Trois ans après sa mise en application, comment la loi Matras du 25 novembre 2021 (voir encadré) s’est-elle déclinée sur le terrain ? Et surtout comment est-elle perçue par les services départementaux d’incendie et de secours (SDIS) et le Samu ? Pour répondre à cette question, Samu-Urgences de France (SUdF) a interrogé les Samu au cours du mois de juin 2024 sur leurs relations avec les impacts que la loi a pu avoir sur leurs relations avec les SDIS. Globalement, les 76 Samu répondants font état de retours plutôt positifs, seul un quart d’entre eux faisant état de difficultés, selon son bilan obtenu par Hospimedia.
Un champ de missions qui fait globalement consensus
Ainsi, depuis l’application de la loi, 70% des répondants indiquent « le champ mission du SDIS est défini de manière consensuelle entre le SDIS et le SAMU ». Seuls 23% rapportent que les missions sont imposées au Samu par le SDIS. Et si 45% rapportent l’émergence de tensions entre les deux services suite à la modification du champ des missions du SDIS, 20% d’entre eux ajoutent que celles-ci sont en réalité « à la marge ». Une proportion que l’on retrouve sur la question de l’engagement des véhicules de secours et d'assistance aux victimes (VSAV) : ils sont un quart (24%) à faire état de difficultés d’engagement de ces véhicules, et 24% à les nuancer en soulignant qu’elles sont également à la marge. Comment expliquer ces difficultés ? Sur les 27 Samu répondants qui en font part, ils sont la moitié (14) à estimer que le refus des pompiers d’engager un VSAV provient du fait qu’il se situe « « hors du champ missionnel », malgré un impact potentiel sur le patient. » Vient ensuite, pour 7 d’entre eux, un engagement marqué par un délai supérieur à celui demandé par le Samu.
Côté prise en charge, le consensus est également plutôt général. Un tiers des Samu jugent que « la détresse fonctionnelle justifiant l’urgence à agir » des SDIS, un nouvel item introduit par la loi Matras, fait encore objet de discussions entre les sapeurs-pompiers et eux. Quand elle est acceptée, elle concerne essentiellement des prises en charge relatives à des douleurs thoraciques (80%), des AVC (80%), des intoxications médicamenteuses à risque évolutif (72,5%), des ischémies aigües des membres (57,5%), ou des détresses neurologiques sans les critères de départs réflexes (55%), soit une intervention du SDIS lancée avant que le Samu intervienne en tant que régulateur lorsque l’appel est de nature à entraîner une perte de chance pour le patient.

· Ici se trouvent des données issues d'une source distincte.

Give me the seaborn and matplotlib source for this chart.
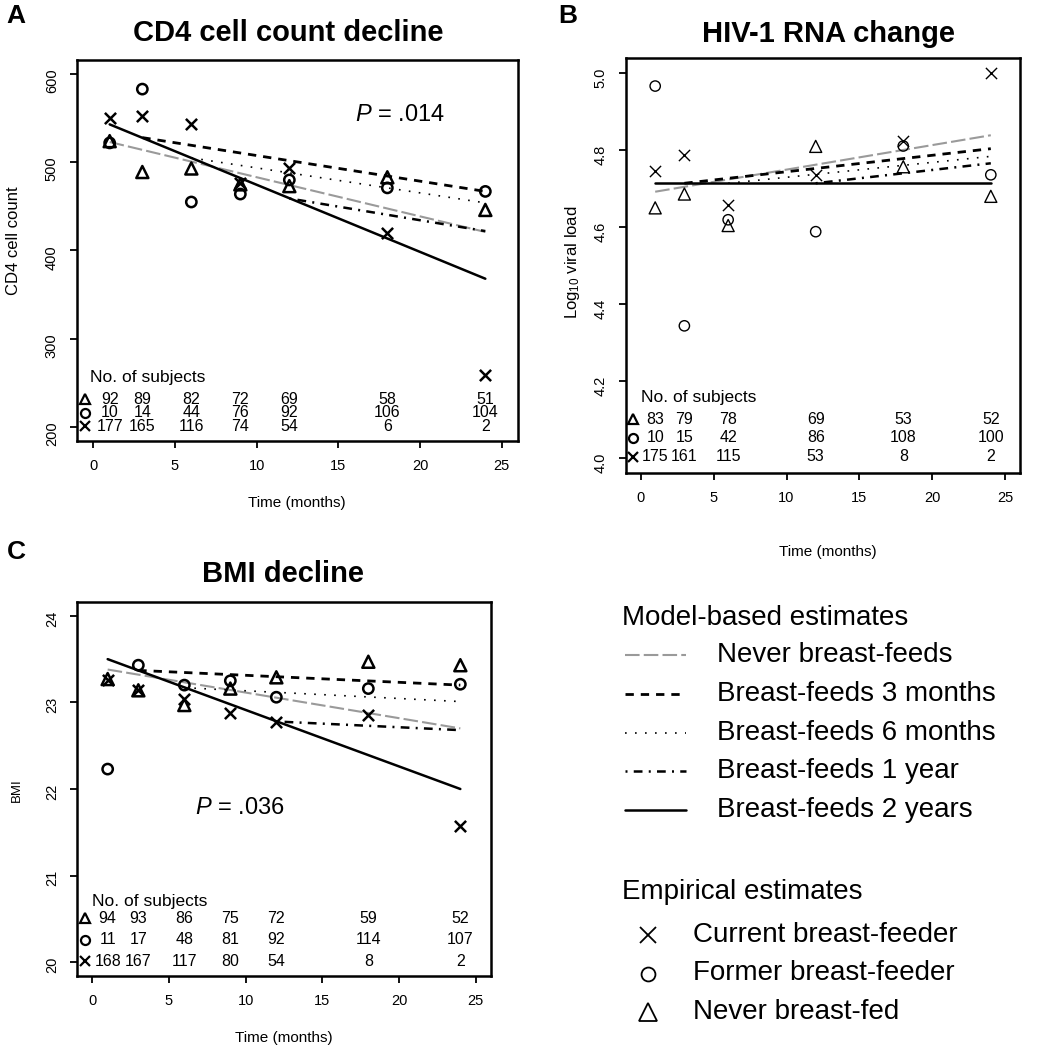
import numpy as np
import pandas as pd
import matplotlib.pyplot as plt
import matplotlib.transforms as mtransforms
from matplotlib.ticker import FormatStrFormatter
import seaborn as sns

sns.set_theme(style="ticks")
plt.rcParams['font.family'] = ['Liberation Sans', 'DejaVu Sans']
plt.rcParams['mathtext.fontset'] = 'custom'
plt.rcParams['mathtext.rm'] = 'Liberation Sans'
plt.rcParams['mathtext.it'] = 'Liberation Sans:italic'
plt.rcParams['axes.edgecolor'] = 'black'
plt.rcParams['text.color'] = 'black'
plt.rcParams['axes.labelcolor'] = 'black'
plt.rcParams['xtick.color'] = 'black'
plt.rcParams['ytick.color'] = 'black'

# visit times (months)
times = [1, 3, 6, 9, 12, 18, 24]
times_vl = [1, 3, 6, 12, 18, 24]

# model-based lines: start month of each line, value there and at 24 months
model_names = ["Never breast-feeds", "Breast-feeds 3 months", "Breast-feeds 6 months",
               "Breast-feeds 1 year", "Breast-feeds 2 years"]
model_start = [1, 3, 6, 12, 1]

# A - CD4 cell count
cd4_current = [550, 552, 543, 476, 493, 420, 259]
cd4_former = [522, 583, 455, 464, 480, 471, 467]
cd4_never = [524, 489, 493, 475, 473, 483, 446]
cd4_n_never = [92, 89, 82, 72, 69, 58, 51]
cd4_n_former = [10, 14, 44, 76, 92, 106, 104]
cd4_n_current = [177, 165, 116, 74, 54, 6, 2]
cd4_model_start = [523, 528, 505, 459, 543]
cd4_model_end = [421, 467, 454, 422, 368]

# B - log10 viral load
vl_current = [4.745, 4.787, 4.657, 4.736, 4.824, 5.0]
vl_former = [4.967, 4.343, 4.619, 4.588, 4.811, 4.736]
vl_never = [4.65, 4.686, 4.604, 4.81, 4.757, 4.68]
vl_n_never = [83, 79, 78, 69, 53, 52]
vl_n_former = [10, 15, 42, 86, 108, 100]
vl_n_current = [175, 161, 115, 53, 8, 2]
vl_model_start = [4.692, 4.714, 4.714, 4.714, 4.714]
vl_model_end = [4.839, 4.804, 4.784, 4.766, 4.714]

# C - BMI
bmi_current = [23.26, 23.14, 23.04, 22.88, 22.77, 22.85, 21.57]
bmi_former = [22.23, 23.43, 23.20, 23.25, 23.06, 23.16, 23.21]
bmi_never = [23.27, 23.14, 22.97, 23.16, 23.29, 23.47, 23.43]
bmi_n_never = [94, 93, 86, 75, 72, 59, 52]
bmi_n_former = [11, 17, 48, 81, 92, 114, 107]
bmi_n_current = [168, 167, 117, 80, 54, 8, 2]
bmi_model_start = [23.38, 23.37, 23.17, 22.78, 23.50]
bmi_model_end = [22.70, 23.20, 23.01, 22.68, 22.00]

line_styles = [
    dict(color="#9a9a9a", linewidth=1.5, linestyle=(0, (7, 2))),
    dict(color="black", linewidth=2.0, linestyle=(0, (3, 2.5))),
    dict(color="black", linewidth=1.2, linestyle=(0, (1, 5))),
    dict(color="black", linewidth=1.8, linestyle=(0, (0.8, 2.5, 3.5, 2.5))),
    dict(color="black", linewidth=1.8, linestyle="-"),
]

W, H = 1049, 1050
fig = plt.figure(figsize=(W / 100, H / 100), dpi=100)


def box(left, top, right, bottom):
    return [left / W, 1 - bottom / H, (right - left) / W, (bottom - top) / H]


def draw_panel(ax, ts, cur, frm, nev, m_start, m_end, n_nev, n_frm, n_cur,
               ylim, yticks, mlw, rows_y, nos_x, nos_y):
    for start, a, b, st in zip(model_start, m_start, m_end, line_styles):
        sns.lineplot(x=[start, 24], y=[a, b], ax=ax, errorbar=None, **st)
    sns.scatterplot(x=ts, y=cur, marker='x', color='black', s=65, linewidth=mlw, ax=ax, zorder=4)
    sns.scatterplot(x=ts, y=frm, marker='o', facecolor='none', edgecolor='black', s=55,
                    linewidth=mlw, ax=ax, zorder=4)
    sns.scatterplot(x=ts, y=nev, marker='^', facecolor='none', edgecolor='black', s=75,
                    linewidth=mlw, ax=ax, zorder=4)
    ax.set_xlim(-1, 26)
    ax.set_ylim(*ylim)
    ax.set_xticks([0, 5, 10, 15, 20, 25])
    ax.set_yticks(yticks)
    ax.tick_params(axis='both', direction='out', length=5, width=1.3, labelsize=10.5,
                   pad=8, color='black', labelcolor='black')
    ax.tick_params(axis='y', labelrotation=90)
    for sp in ax.spines.values():
        sp.set_visible(True)
        sp.set_linewidth(1.8)
    ax.set_xlabel("")
    ax.set_ylabel("")

    trans = mtransforms.blended_transform_factory(ax.transData, ax.transAxes)
    ax.text(nos_x, nos_y, "No. of subjects", transform=trans, ha='left', va='center', fontsize=12.5)
    for (mk, fc), counts, ry in zip([('^', 'none'), ('o', 'none'), ('x', 'black')],
                                    [n_nev, n_frm, n_cur], rows_y):
        ax.plot([-0.5], [ry], marker=mk, markersize=6.5, markerfacecolor=fc,
                markeredgecolor='black', markeredgewidth=1.6, linestyle='none',
                transform=trans, clip_on=False)
        for t, n in zip(ts, counts):
            ax.text(t, ry, str(n), transform=trans, ha='center', va='center', fontsize=11.5)


# Panel A
axA = fig.add_axes(box(77, 60, 518, 441))
draw_panel(axA, times, cd4_current, cd4_former, cd4_never, cd4_model_start, cd4_model_end,
           cd4_n_never, cd4_n_former, cd4_n_current, (184, 616), [200, 300, 400, 500, 600],
           1.8, [0.110, 0.074, 0.039], -0.2, 0.167)
axA.text(16.0, 0.856, "$P$ = .014", transform=mtransforms.blended_transform_factory(axA.transData, axA.transAxes),
         fontsize=17, va='center', ha='left')

# Panel B
axB = fig.add_axes(box(626, 58, 1020, 473))
draw_panel(axB, times_vl, vl_current, vl_former, vl_never, vl_model_start, vl_model_end,
           vl_n_never, vl_n_former, vl_n_current, (3.96, 5.04), [4.0, 4.2, 4.4, 4.6, 4.8, 5.0],
           1.0, [0.130, 0.085, 0.039], 0.05, 0.182)
axB.yaxis.set_major_formatter(FormatStrFormatter('%.1f'))

# Panel C
axC = fig.add_axes(box(77, 602, 491, 976))
draw_panel(axC, times, bmi_current, bmi_former, bmi_never, bmi_model_start, bmi_model_end,
           bmi_n_never, bmi_n_former, bmi_n_current, (19.84, 24.16), [20, 21, 22, 23, 24],
           1.8, [0.155, 0.097, 0.039], 0.0, 0.199)
axC.text(6.7, 0.449, "$P$ = .036", transform=mtransforms.blended_transform_factory(axC.transData, axC.transAxes),
         fontsize=17, va='center', ha='left')

# titles, panel letters and axis labels
def ftext(x, y, s, **kw):
    fig.text(x / W, 1 - y / H, s, color='black', **kw)

ftext(288, 33, "CD4 cell count decline", fontsize=21, fontweight='bold', ha='center', va='center')
ftext(829, 34, "HIV-1 RNA change", fontsize=21, fontweight='bold', ha='center', va='center')
ftext(283, 574, "BMI decline", fontsize=21, fontweight='bold', ha='center', va='center')
ftext(16, 16, "A", fontsize=19, fontweight='bold', ha='center', va='center')
ftext(568, 16, "B", fontsize=19, fontweight='bold', ha='center', va='center')
ftext(16, 552, "C", fontsize=19, fontweight='bold', ha='center', va='center')

ftext(14, 241, "CD4 cell count", fontsize=12, rotation=90, ha='center', va='center')
ftext(573, 262, "Log$_{10}$ viral load", fontsize=12, rotation=90, ha='center', va='center')
ftext(17, 790, "BMI", fontsize=9.5, rotation=90, ha='center', va='center')
ftext(297, 503, "Time (months)", fontsize=11, ha='center', va='center')
ftext(828, 552, "Time (months)", fontsize=11, ha='center', va='center')
ftext(284, 1038, "Time (months)", fontsize=11, ha='center', va='center')

# legend drawn in a pixel-coordinate overlay
lg = fig.add_axes([0, 0, 1, 1])
lg.set_xlim(0, W)
lg.set_ylim(H, 0)
lg.axis('off')
lg.text(622, 618, "Model-based estimates", fontsize=20, va='center', ha='left')
for i, (name, st) in enumerate(zip(model_names, line_styles)):
    yy = 655 + i * 38.8
    lg.plot([625, 686], [yy, yy], **st)
    lg.text(717, yy, name, fontsize=20, va='center', ha='left')
lg.text(622, 892, "Empirical estimates", fontsize=20, va='center', ha='left')
emp_names = ["Current breast-feeder", "Former breast-feeder", "Never breast-fed"]
emp_markers = ['x', 'o', '^']
emp_sizes = [11, 10, 13]
for i, (name, mk, ms) in enumerate(zip(emp_names, emp_markers, emp_sizes)):
    yy = 935 + i * 38.5
    lg.plot([648], [yy], marker=mk, markersize=ms, markerfacecolor='none',
            markeredgecolor='black', markeredgewidth=1.3, linestyle='none')
    lg.text(693, yy, name, fontsize=20, va='center', ha='left')

fig.savefig("out.png", dpi=100)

Des divergences sur les carences ambulancières
Même chose au niveau des carences ambulancières, lorsque les SDIS interviennent sur prescription du Samu quand celui-ci ne peut pas envoyer de véhicules sanitaires pour transporter « malades, blessés ou de parturientes, pour des raisons de soins ou de diagnostic », selon la définition de la loi. « 68% des répondants considèrent que la définition des carences se fait dans le strict respect des textes réglementaires, à savoir en suivant la définition donnée par le SAMU », explique ainsi SUdF, tandis qu’ils sont 24% à considérer que la définition des carences est « basée sur une interprétation par le SDIS du motif d’engagement transmise par le SAMU. »

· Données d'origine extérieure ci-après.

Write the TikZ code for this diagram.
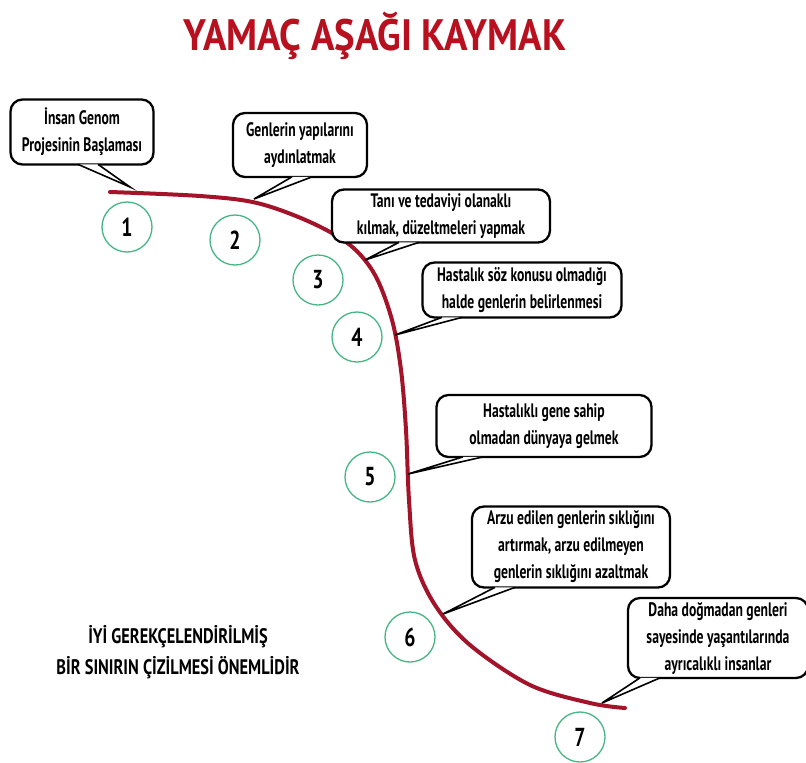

Quant à la définition des domaines d’intervention ne constituant pas une carence, si elle fait consensus avec l’exclusion des départs réflexes (à 95%) et des interventions sur la voie publique (à 85%), c’est moins le cas pour les interventions sur des « lieux remarquables » (maires, préfectures…) et sur les lieux recevant du public. 55% des Samu estiment que les premières devraient être exclues des carences, et 49% pour les secondes. Enfin, nombre de motifs d’intervention jugés à risque vital ou fonctionnel par les médecins régulateurs justifiant le recours à un SDIS sont contestés par ces derniers : 66% pour les douleurs abdominales, 38% pour les situations psychiatriques avec péril imminent, 38% pour les intoxications médicamenteuses avec risque évolutif, 33% pour les AVC, 32% pour les douleurs thoraciques, 24% pour les femmes enceintes aun3ème trimestre avec risque d’accouchement, et 17% pour les alcoolisations aigües, liste SUdF.

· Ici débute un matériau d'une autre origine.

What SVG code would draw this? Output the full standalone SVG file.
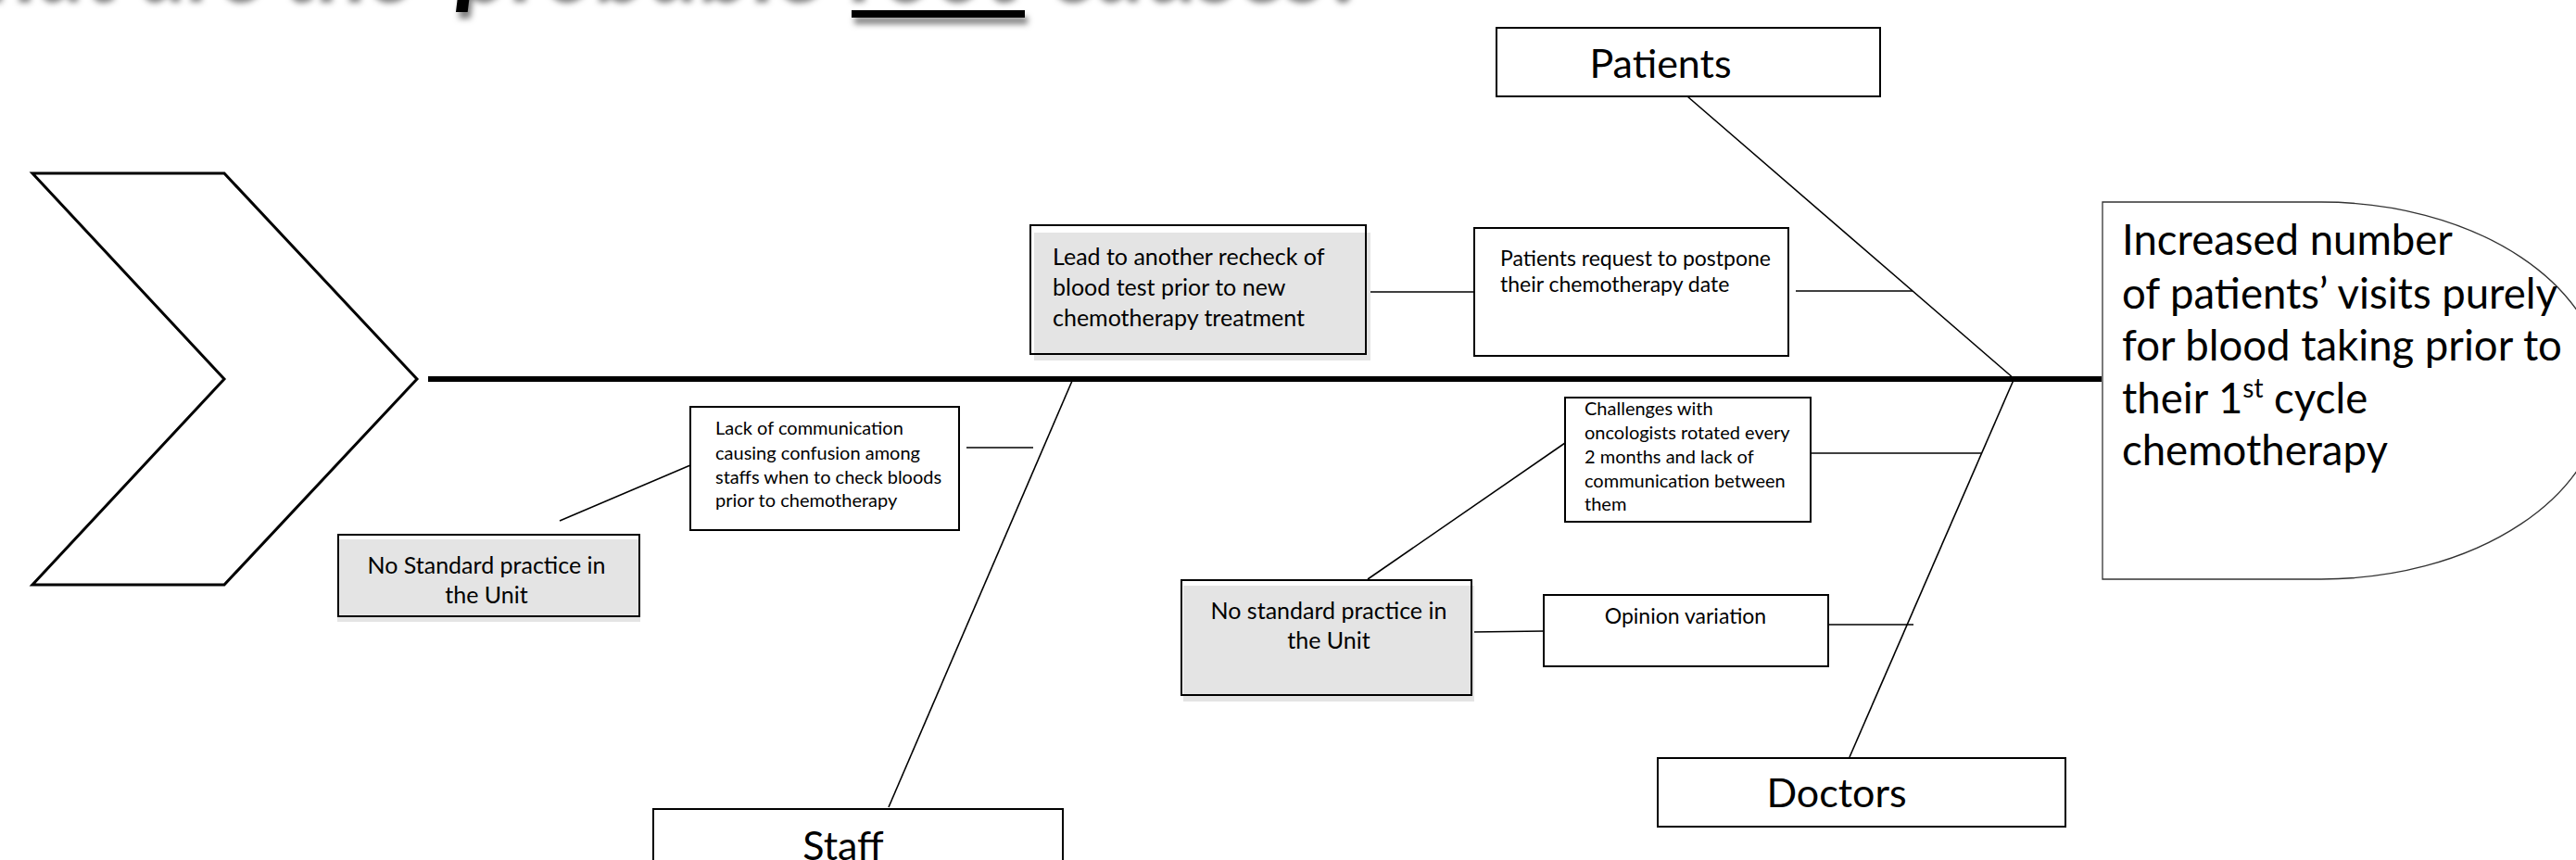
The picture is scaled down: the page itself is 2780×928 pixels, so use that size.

La loi 25 novembre 2021 visant à consolider notre modèle de sécurité civile et valoriser le volontariat des sapeurs-pompiers et les sapeurs-pompiers professionnels - ou Loi Matras - avait pour objectif de favoriser l'engagement des sapeurs-pompiers volontaires en reconnaissant notamment leur rôle dans les interventions relevant de l'aide médicale d'urgence. Elle introduisait également l'expérimentation sur 2 ans du numéro d'urgence unique.